In a clear signal of the change in emphasis of Labour's approach, a statement from the Treasury spokesmen Andrew Smith and Alistair Darling criticises delays in the privatisation of Ministry of Defence houses, which they blame on "arcane" disputes over statistical classifications. They say the process for attracting private capital needs greater transparency, including clear guidance on the split on risks and returns for joint public/private projects. Local authorities, they say, should be allowed to invest more of their capital receipts into housing and infrastructure.

It is the obligation that all risk should be borne by the private sector that Labour says is the reason why the Private Finance Initiative has not been more successful.

Frank Dobson, Labour's environment spokesman, wants local authorities to be given a new duty to promote social, economic and environmental well- being, with fund-raising powers to respond to local needs. He says there are several examples of Labour authorities working with the private sector that could be copied elsewhere. One of these is the Sir Alfred McAlpine Stadium at Huddersfield, winner of a Royal Institute of British Architects' design award. Kirklees Council led the initiative to replace a decaying, council-owned football ground with ultra-modern sports and leisure facilities. The original capital costs were met by a pounds 2m contribution from the authority, plus pounds 5m from the sale of the old ground, and pounds 1m from the Government's Urban Programme. Private-sector sponsorship of pounds 4m has since been raised, plus pounds 3.5m from private trusts, with more private involvement being sought.

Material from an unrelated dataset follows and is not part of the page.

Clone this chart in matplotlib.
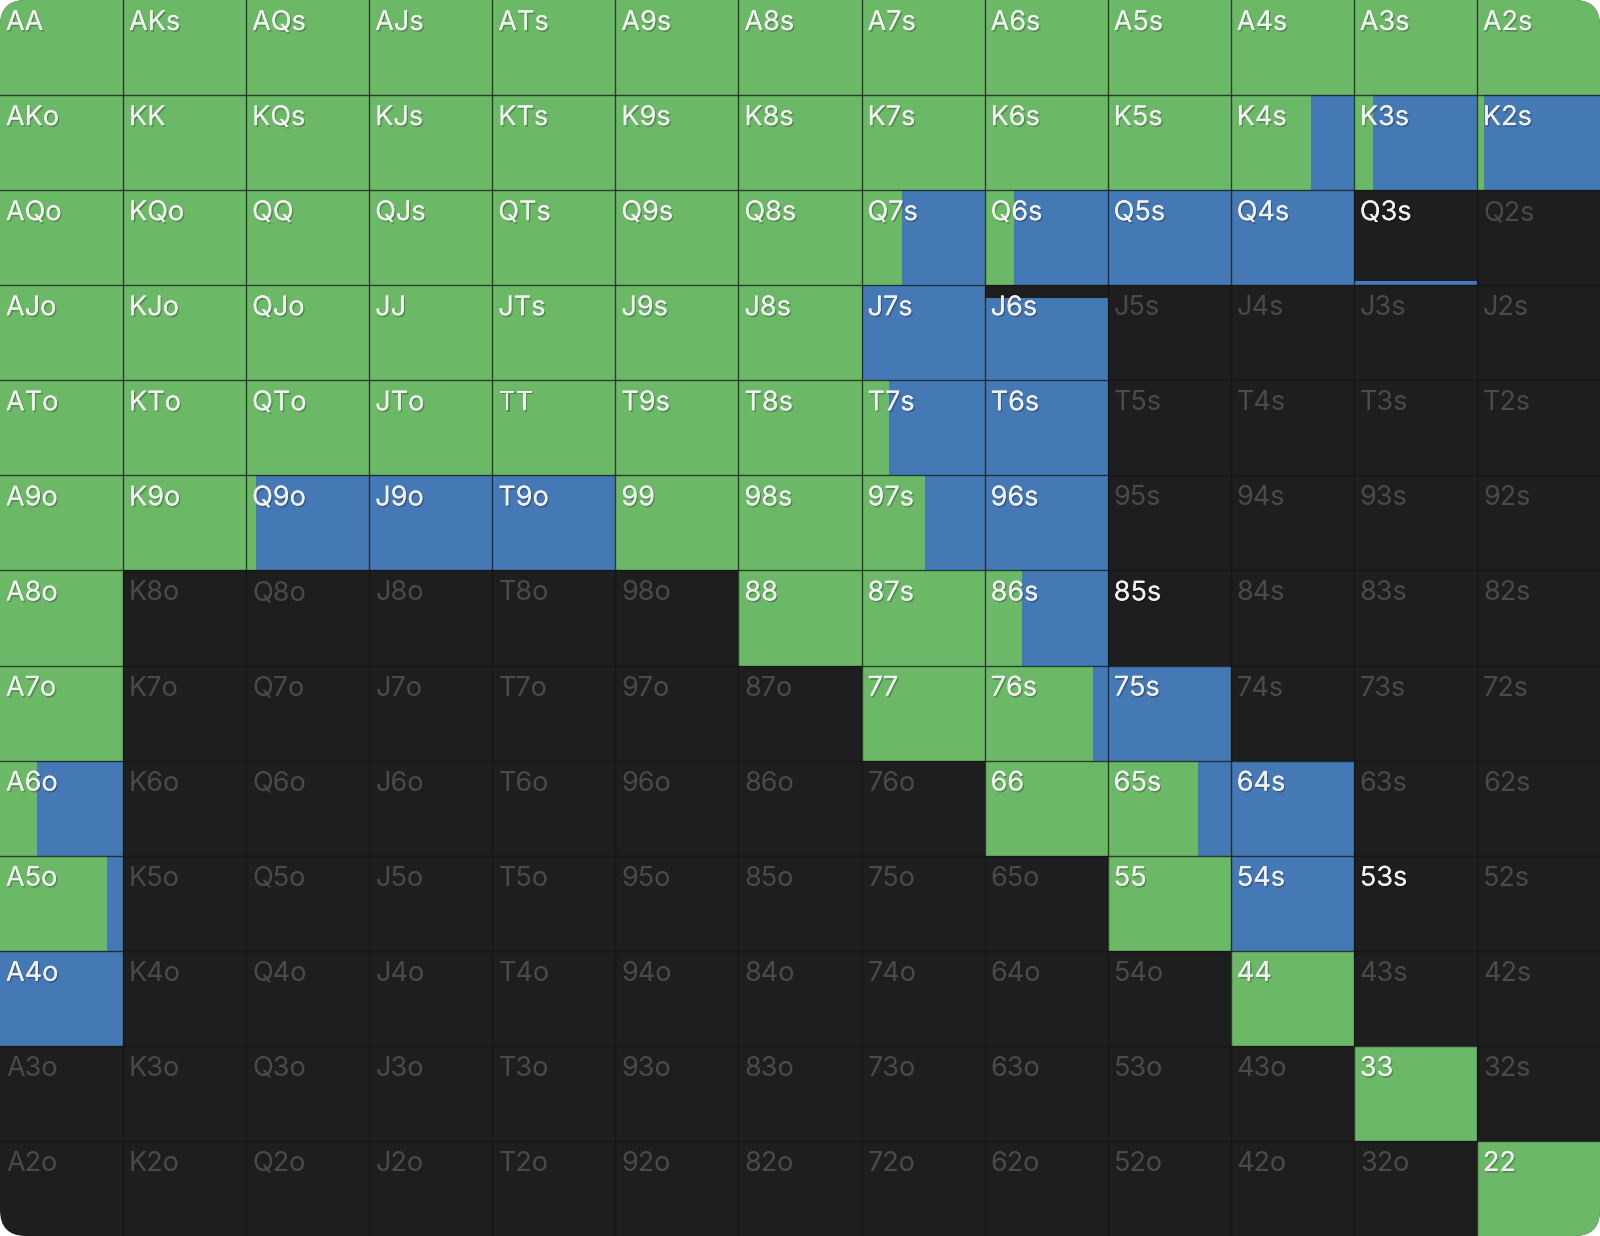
import matplotlib
matplotlib.use("Agg")
import matplotlib.pyplot as plt
from matplotlib.patches import Rectangle, FancyBboxPatch
from matplotlib.transforms import IdentityTransform
import matplotlib.patheffects as pe

ranks = ['A', 'K', 'Q', 'J', 'T', '9', '8', '7', '6', '5', '4', '3', '2']

# total play frequency (bar height, from bottom of cell)
play_freq = [
    [1, 1, 1, 1, 1, 1, 1, 1, 1, 1, 1, 1, 1],
    [1, 1, 1, 1, 1, 1, 1, 1, 1, 1, 1, 1, 1],
    [1, 1, 1, 1, 1, 1, 1, 1, 1, 1, 1, 0.045, 0],
    [1, 1, 1, 1, 1, 1, 1, 1, 0.87, 0, 0, 0, 0],
    [1, 1, 1, 1, 1, 1, 1, 1, 1, 0, 0, 0, 0],
    [1, 1, 1, 1, 1, 1, 1, 1, 1, 0, 0, 0, 0],
    [1, 0, 0, 0, 0, 0, 1, 1, 1, 0.002, 0, 0, 0],
    [1, 0, 0, 0, 0, 0, 0, 1, 1, 1, 0, 0, 0],
    [1, 0, 0, 0, 0, 0, 0, 0, 1, 1, 1, 0, 0],
    [1, 0, 0, 0, 0, 0, 0, 0, 0, 1, 1, 0.002, 0],
    [1, 0, 0, 0, 0, 0, 0, 0, 0, 0, 1, 0, 0],
    [0, 0, 0, 0, 0, 0, 0, 0, 0, 0, 0, 1, 0],
    [0, 0, 0, 0, 0, 0, 0, 0, 0, 0, 0, 0, 1],
]

# share of the played part that is green (rest is blue)
green_share = [
    [1, 1, 1, 1, 1, 1, 1, 1, 1, 1, 1, 1, 1],
    [1, 1, 1, 1, 1, 1, 1, 1, 1, 1, 0.65, 0.157, 0.06],
    [1, 1, 1, 1, 1, 1, 1, 0.33, 0.235, 0, 0, 0, 0],
    [1, 1, 1, 1, 1, 1, 1, 0, 0, 0, 0, 0, 0],
    [1, 1, 1, 1, 1, 1, 1, 0.22, 0, 0, 0, 0, 0],
    [1, 1, 0.08, 0, 0, 1, 1, 0.515, 0, 0, 0, 0, 0],
    [1, 0, 0, 0, 0, 0, 1, 1, 0.30, 0, 0, 0, 0],
    [1, 0, 0, 0, 0, 0, 0, 1, 0.88, 0, 0, 0, 0],
    [0.30, 0, 0, 0, 0, 0, 0, 0, 1, 0.73, 0, 0, 0],
    [0.867, 0, 0, 0, 0, 0, 0, 0, 0, 1, 0, 0, 0],
    [0, 0, 0, 0, 0, 0, 0, 0, 0, 0, 1, 0, 0],
    [0, 0, 0, 0, 0, 0, 0, 0, 0, 0, 0, 1, 0],
    [0, 0, 0, 0, 0, 0, 0, 0, 0, 0, 0, 0, 1],
]

GREEN = '#6bb966'
BLUE = '#4579b6'
BG = '#1e1e1e'

W, H = 1600, 1236
fig = plt.figure(figsize=(W / 100, H / 100), dpi=100, facecolor='white')
ax = fig.add_axes([0, 0, 1, 1])
ax.set_xlim(0, 13)
ax.set_ylim(13, 0)
ax.axis('off')

clip = FancyBboxPatch((0, 0), W, H, boxstyle="round,pad=0,rounding_size=26",
                      transform=IdentityTransform(), facecolor='none', edgecolor='none')
fig.patches.append(clip)

bgp = Rectangle((0, 0), 13, 13, facecolor=BG, edgecolor='none', zorder=0)
ax.add_patch(bgp)
bgp.set_clip_path(clip)

n = len(ranks)
for i in range(n):
    for j in range(n):
        h = play_freq[i][j]
        g = green_share[i][j]
        if h >= 0.01:
            top = i + 1 - h
            if g > 0:
                r = Rectangle((j, top), g, h, facecolor=GREEN, edgecolor='none', zorder=1)
                ax.add_patch(r)
                r.set_clip_path(clip)
            if g < 1:
                r = Rectangle((j + g, top), 1 - g, h, facecolor=BLUE, edgecolor='none', zorder=1)
                ax.add_patch(r)
                r.set_clip_path(clip)

# grid lines
for k in range(1, n):
    l1 = ax.axhline(k, color='#141414', lw=1.0, alpha=0.75, zorder=2)
    l2 = ax.axvline(k, color='#141414', lw=1.0, alpha=0.75, zorder=2)
    l1.set_clip_path(clip)
    l2.set_clip_path(clip)

shadow = [pe.withSimplePatchShadow(offset=(1, -1.2), shadow_rgbFace='black', alpha=0.25), pe.Normal()]
for i in range(n):
    for j in range(n):
        if i == j:
            lab = ranks[i] * 2
        elif j > i:
            lab = ranks[i] + ranks[j] + 's'
        else:
            lab = ranks[j] + ranks[i] + 'o'
        active = play_freq[i][j] > 0
        ax.annotate(lab, xy=(j, i), xytext=(6, -10), textcoords='offset pixels',
                    ha='left', va='top', fontsize=19.5, family=['Inter', 'DejaVu Sans'],
                    color='#f2f2f2' if active else '#4a4a4a', zorder=3,
                    path_effects=shadow if active else None)

fig.savefig('out.png', dpi=100, facecolor='white')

Critics will point to other grand schemes that have gone less well, such as Sheffield's World Student Games disaster, which lost the authority pounds 10.4m because of its inability to attract the anticipated private-sector contributions. Nor is business likely to be happy with proposals that give local authorities the opportunity to compete commercially, backed by public money.

Labour's environment team is unwilling to explain how their proposals would work in detail, though party sources say the Audit Commission and district auditors would be used to prevent councils having inflated ambitions, and that the electorate has the final word. But these sanctions failed to prevent catastrophe at Sheffield.

The Labour-controlled Association of Metropolitan Authorities has welcomed the plans, and last week launched a pounds 500,000 unit to promote private finance arrangements, which, it says, is based on Labour's proposals. However, it will also help to facilitate deals conducted through the Government's Private Finance Initiative.